Алюминиевый слиток в белом блеске – ярче, светлей серебра. Драгоценный, зеркальный. Хочется приблизить к нему лицо, отразиться, оттиснуть в его сияющей мякоти свои брови, губы, глаза. Удаляешься, и чудится, что он хранит в себе твой туманный отпечаток.

Ряды плавильных ванн, где булькает металлический суп. Насыщенное током, трепещущее пространство. Электроды, словно корни, погружены в раскаленную жижу. Жадно сосут электролит, отекают белой капелью. Пахнет горелым графитом, окалиной, кислотными испарениями. В стальных пролетах воздух синий, грозовой, с проблесками лиловых зарниц. Движение потных машин. Паренье жарких ковшей. Металлурги запускают в ванную длинный щуп, извлекают алую пылающую свечу. В оставленной скважине, как в рассеченной груди, пульсирует живое красное сердце. Хрупкие электронные графики на экране компьютора. Чавкающий лязг алюминиевых слитков, падающих с ленты конвейера. Красноярский алюминиевый завод в центре Сибири – собственность компании «Русский алюминий».

Здесь, на берегу Енисея, затевался советский суперпроект, оперирующий сибирским пространством, футурологическим временем, гигантскими ресурсами, на копленными в недрах советской цивилизации, в предчувствии ее следующего грандиозного рывка.

Перегородила Енисей могучая Красноярская ГЭС, кладезь дешевого, неограниченного электричества. Возникла громада завода с сотней плавильных печей. Глиноземные комбинаты в предгорьях Саян соединились железнодорожными ветками с заводскими цехами. Рядом с печами был построен металлургический завод с прокатными станами, штамповочными прессами, способными выдавливать из алюминия самолетные фюзеляжи и крылья, ракетные корпуса и обтекатели. Чертежи гигантских летательных аппаратов, космических кораблей, межпланетных станций уже лежали в КБ. Госплан планировал расходы страны на предстоящий прыжок в дальний Космос, на подводные поселения в океанских глубинах, на небоскребы в центрах молодых городов, знаменующие «алюминиевую эру» страны.

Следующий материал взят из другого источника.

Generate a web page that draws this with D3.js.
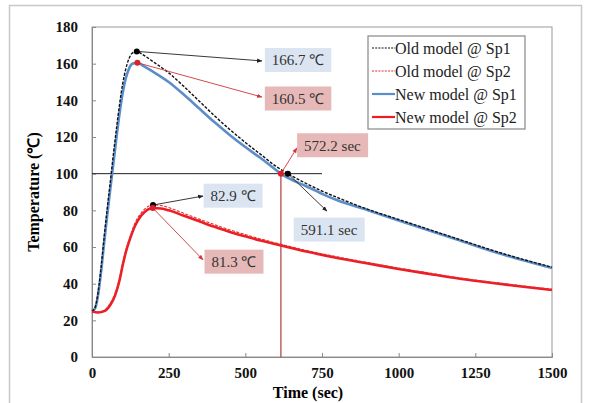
<!DOCTYPE html>
<html>
<head>
<meta charset="utf-8">
<script src="https://cdn.jsdelivr.net/npm/d3@7"></script>
<style>
  body { margin: 0; background: #fff; }
</style>
</head>
<body>
<div id="chart"></div>
<script>
const svgWidth = 593, svgHeight = 403;
const margin = {top: 27, right: 41, bottom: 46, left: 92};
const width = svgWidth - margin.left - margin.right;
const height = svgHeight - margin.top - margin.bottom;
const serif = '"Liberation Serif", "Times New Roman", serif';

// series: [time (sec), temperature (C)]
const newSp1 = [[0,25],[10,26.5],[20,34],[30,47],[40,63],[50,78],[60,92],[70,106],[80,120],[90,133],
  [100,144],[110,152],[120,157],[130,159.8],[148,160.5],[170,158.5],[200,155.5],[250,150],[300,143],
  [350,135.5],[400,128],[450,121],[500,114.5],[550,108.5],[600,102],[616,100],[700,93],[750,89],
  [800,85.5],[900,80],[1000,74.5],[1100,69],[1200,63.5],[1300,58],[1400,53],[1500,48.5]];
const oldSp1 = [[0,25],[10,27],[20,35.5],[30,49.5],[40,66],[50,81.5],[60,96],[70,111],[80,125],[90,138],
  [100,149],[110,157],[120,162.5],[130,165.5],[146,166.7],[165,165],[200,161],[250,155],[300,147.5],
  [350,139.5],[400,131.5],[450,124],[500,117],[550,110.5],[600,104],[639,100],[700,94.5],[750,90.5],
  [800,87],[900,80.5],[1000,75],[1100,69.5],[1200,64],[1300,58.5],[1400,53.5],[1500,49]];
const newSp2 = [[0,25],[20,24.3],[40,25],[60,28.5],[75,33.5],[90,42],[100,50],[110,57],[125,65],[140,71.5],
  [160,77],[180,80.3],[200,81.3],[225,81],[250,80],[300,77],[350,74],[400,71],[450,68.2],[500,65.8],
  [550,63.5],[600,61.5],[650,59.5],[700,57.5],[800,54],[900,51],[1000,48],[1100,45.3],[1200,42.7],
  [1300,40.5],[1400,38.5],[1500,36.5]];
const oldSp2 = [[0,25],[20,24.5],[40,25.5],[60,29.5],[75,34.5],[90,43],[100,51],[110,58],[125,66],[140,73],
  [160,78.5],[180,81.8],[199,82.9],[225,82.6],[250,81.5],[300,78.3],[350,75.2],[400,72.2],[450,69.3],
  [500,66.8],[550,64.4],[600,62.2],[650,60.1],[700,58.1],[800,54.6],[900,51.5],[1000,48.5],
  [1100,45.8],[1200,43.1],[1300,40.9],[1400,38.9],[1500,37]];

const seriesNames = ["Old model @ Sp1", "Old model @ Sp2", "New model @ Sp1", "New model @ Sp2"];
const xTicks = [0, 250, 500, 750, 1000, 1250, 1500];
const yTicks = [0, 20, 40, 60, 80, 100, 120, 140, 160, 180];

// annotations: marked point, arrow tip, label centre (all in data units)
const annPoints = [[146,166.7],[148,160.5],[616,100],[639,100],[199,82.9],[198,81.3]];
const annTips = [[554,161.5],[554,141.8],[668,114],[766,79.6],[362,87.8],[362,53]];
const annCentres = [[672,162],[672,141],[784,115.5],[773,69.5],[460,88],[463,52]];
const annTexts = ["166.7 \u2103", "160.5 \u2103", "572.2 sec", "591.1 sec", "82.9 \u2103", "81.3 \u2103"];
const annKind = ["old", "new", "new", "old", "old", "new"];

const crossTime = 616, refTemp = 100, refEnd = 750;

const svg = d3.select('#chart')
    .append('svg')
    .attr('width', svgWidth)
    .attr('height', svgHeight)
    .style('font-family', serif);

// outer frame
svg.append('rect')
    .attr('x', 9.5).attr('y', 5.5)
    .attr('width', 572).attr('height', 402)
    .attr('fill', 'none').attr('stroke', '#c8c8c8').attr('stroke-width', 1.5);

const chart = svg.append('g')
    .attr("transform", "translate(" + margin.left + "," + margin.top + ")");

const xScale = d3.scaleLinear().domain([0, 1500]).range([0, width]);
const yScale = d3.scaleLinear().domain([0, 180]).range([height, 0]);

// plot frame
chart.append('rect')
    .attr('width', width).attr('height', height)
    .attr('fill', 'none').attr('stroke', '#999').attr('stroke-width', 1);

// axes with inward ticks
const xAxis = chart.append('g')
    .attr('transform', `translate(0,${height})`)
    .call(d3.axisBottom(xScale).tickValues(xTicks).tickSize(-4).tickPadding(16).tickFormat(d3.format('d')));
const yAxis = chart.append('g')
    .call(d3.axisLeft(yScale).tickValues(yTicks).tickSize(-4).tickPadding(14));

[xAxis, yAxis].forEach(a => {
    a.attr('font-family', serif);
    a.select('.domain').attr('stroke', '#888');
    a.selectAll('.tick line').attr('stroke', '#888');
    a.selectAll('text')
        .attr('fill', '#111')
        .style('font-family', serif)
        .style('font-size', '15px')
        .style('font-weight', 'bold');
});
xAxis.selectAll('text').attr('dy', '0.35em');

// axis titles
svg.append('text')
    .attr('x', 308).attr('y', 398)
    .attr('text-anchor', 'middle')
    .style('font-family', serif)
    .style('font-size', '16px').style('font-weight', 'bold')
    .text('Time (sec)');
svg.append('text')
    .attr('transform', 'translate(39,' + (margin.top + height / 2) + ') rotate(-90)')
    .attr('text-anchor', 'middle')
    .style('font-family', serif)
    .style('font-size', '16px').style('font-weight', 'bold')
    .text('Temperature (\u2103)');

// reference lines
chart.append('line')
    .attr('x1', xScale(0)).attr('x2', xScale(refEnd))
    .attr('y1', yScale(refTemp)).attr('y2', yScale(refTemp))
    .attr('stroke', '#222').attr('stroke-width', 1);
chart.append('line')
    .attr('x1', xScale(crossTime)).attr('x2', xScale(crossTime))
    .attr('y1', yScale(refTemp)).attr('y2', yScale(0))
    .attr('stroke', '#b03a3a').attr('stroke-width', 1.2);

// curves
const line = d3.line()
    .x(d => xScale(d[0]))
    .y(d => yScale(d[1]))
    .curve(d3.curveMonotoneX);

const styles = [
    {data: newSp1, color: '#5b8dc9', width: 2.6, dash: null},
    {data: newSp2, color: '#ee1c24', width: 2.6, dash: null},
    {data: oldSp1, color: '#111', width: 1.4, dash: '3,1.5'},
    {data: oldSp2, color: '#e03030', width: 1.1, dash: '3,1.5'}
];

chart.selectAll('path.series')
    .data(styles)
    .join('path')
    .attr('class', 'series')
    .attr('d', d => line(d.data))
    .attr('fill', 'none')
    .attr('stroke', d => d.color)
    .attr('stroke-width', d => d.width)
    .attr('stroke-dasharray', d => d.dash);

// arrow markers
const defs = svg.append('defs');
[['arrow-old', '#222'], ['arrow-new', '#d0343a']].forEach(([id, c]) => {
    defs.append('marker')
        .attr('id', id)
        .attr('viewBox', '0 0 10 10')
        .attr('refX', 9).attr('refY', 5)
        .attr('markerWidth', 6).attr('markerHeight', 6)
        .attr('orient', 'auto')
        .append('path')
        .attr('d', 'M0,1 L10,5 L0,9 z')
        .attr('fill', c);
});

const annColor = {old: '#222', new: '#d0343a'};
const boxColor = {old: '#dbe5f1', new: '#e6b9b8'};

annTexts.forEach((txt, i) => {
    const k = annKind[i];
    const p = annPoints[i], tip = annTips[i], c = annCentres[i];
    chart.append('line')
        .attr('x1', xScale(p[0])).attr('y1', yScale(p[1]))
        .attr('x2', xScale(tip[0])).attr('y2', yScale(tip[1]))
        .attr('stroke', annColor[k]).attr('stroke-width', 0.9)
        .attr('marker-end', `url(#arrow-${k})`);
    chart.append('circle')
        .attr('cx', xScale(p[0])).attr('cy', yScale(p[1]))
        .attr('r', 3)
        .attr('fill', k === 'old' ? '#000' : '#e0202a');

    const g = chart.append('g');
    const t = g.append('text')
        .attr('x', xScale(c[0])).attr('y', yScale(c[1]))
        .attr('text-anchor', 'middle')
        .attr('dy', '0.35em')
        .attr('fill', '#333')
        .style('font-family', serif)
        .style('font-size', '15px')
        .text(txt);
    const bb = t.node().getBBox();
    g.insert('rect', 'text')
        .attr('x', bb.x - 7).attr('y', yScale(c[1]) - 12)
        .attr('width', bb.width + 14).attr('height', 24)
        .attr('fill', boxColor[k]);
});

// legend
const legend = svg.append('g').attr('transform', 'translate(368,36)');
legend.append('rect')
    .attr('width', 157).attr('height', 93)
    .attr('fill', '#fff').attr('stroke', '#888').attr('stroke-width', 1.2);
const legendStyles = [styles[2], styles[3], styles[0], styles[1]];
seriesNames.forEach((name, i) => {
    const s = legendStyles[i];
    const y = 12 + i * 23;
    legend.append('line')
        .attr('x1', 4).attr('x2', 27).attr('y1', y).attr('y2', y)
        .attr('stroke', s.color)
        .attr('stroke-width', s.dash ? 1.1 : 2.2)
        .attr('stroke-dasharray', s.dash ? '2,1.2' : null);
    legend.append('text')
        .attr('x', 27).attr('y', y).attr('dy', '0.35em')
        .style('font-family', serif)
        .style('font-size', '16px')
        .attr('fill', '#222')
        .text(name);
});
</script>
</body>
</html>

Небоскребы рухнули, не успев возникнуть. Космические станции сгорели, не успев вознестись. Самолеты-гиганты разбились, напоровшись в сумерках перестройки на черные скалы ельцинизма. Государство пало. Цивилизация Советов канула. Заводы, электростанции, исследовательские институты лежали бесхозные и ненужные, словно убитые великаны, и множество мародеров копошилось среди обломков, обирая бездыханных мертвецов.

В алюминиевом слитке переливаются образы неосуществленных звездолетов и станций, фантастических внеземных поселений. «Русский рай», отложенный еще на столетие, дышит в белом металле невоплощенными формами, необретенными замыслами. Словно души, лишенные плоти, томятся, ждут своего воплощения.

Как динозавры в период Великого Оледенения, исчезли в одночасье вельможные государственники, неподкупные партийцы, победоносные генералы, высоколобые знатоки и теоретики советского мироустройства. Одни превратились в ржавые скелеты, другие уменьшились, обросли шерстью, оскалили свои хищные комсомольские мордочки. Им на смену явились пронырливые «теневики», быстроглазые «завлабы», израильские коммивояжеры. Но и крепкие русские парни из бараков, пятиэтажек, рабочих общаг. Вышли, озираясь, на огромный советский пустырь с разбросанной казной, и среди них – красноярский спортсмен, молодой длиннорукий боксер Анатолий Быков. Алюминиевый Бык, как впоследствии его нарекут.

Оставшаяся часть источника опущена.